On Friday, the Bloomberg data and communication network unexpectedly crashed leaving many financial professionals in the lurch.
The outage lasted around two and a half hours and was apparently caused by "a combination of hardware and software failures" and failures in the firm's "multiple redundant systems."
A number of traders alerted the DMO about the failure, which prompted the halt of the auction, the first time the Office has been forced to do so.
The purpose of the short-term auctions is to allow investors to purchase Treasury bills to raise money but the buyer also receives benefits - the government pays back the original price with interest.

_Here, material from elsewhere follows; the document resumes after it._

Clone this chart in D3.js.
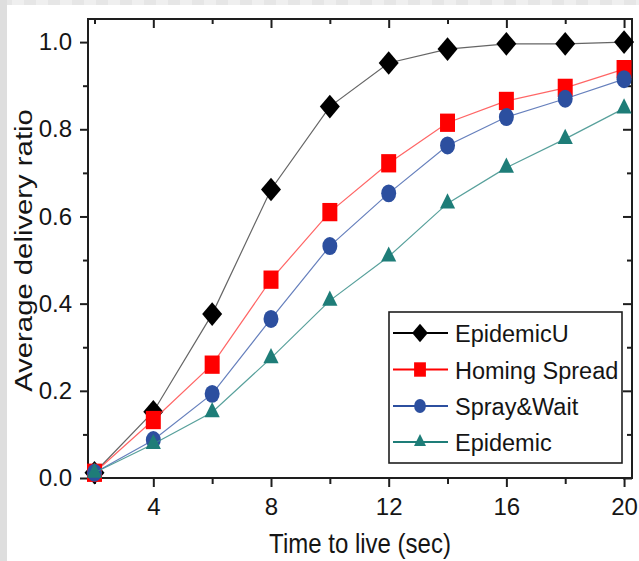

"The Bloomberg outage shows just how critical digital performance management is to today's financial institutions," claimed Solutions VP for digital performance solutions provider Dynatrace Michael Allen.
"The markets were flung back to the dark ages with a single outage, with reports indicating that the UK actually had to postpone a £3bn debt sale.
"Typically Bloomberg is a very stable application, so this shows that even the most robust of applications can sometimes suffer from performance issues; this is why businesses need to have visibility into the entire application delivery chain to ensure that if a problem occurs then the root cause can be identified and fixed quickly.
"Failure to do so can create chaos and, as evidenced, can even impact global markets," he added.
The DMO has now been able to hold the auctions as it intended and Bloomberg claims the issues that hit its systems are all resolved.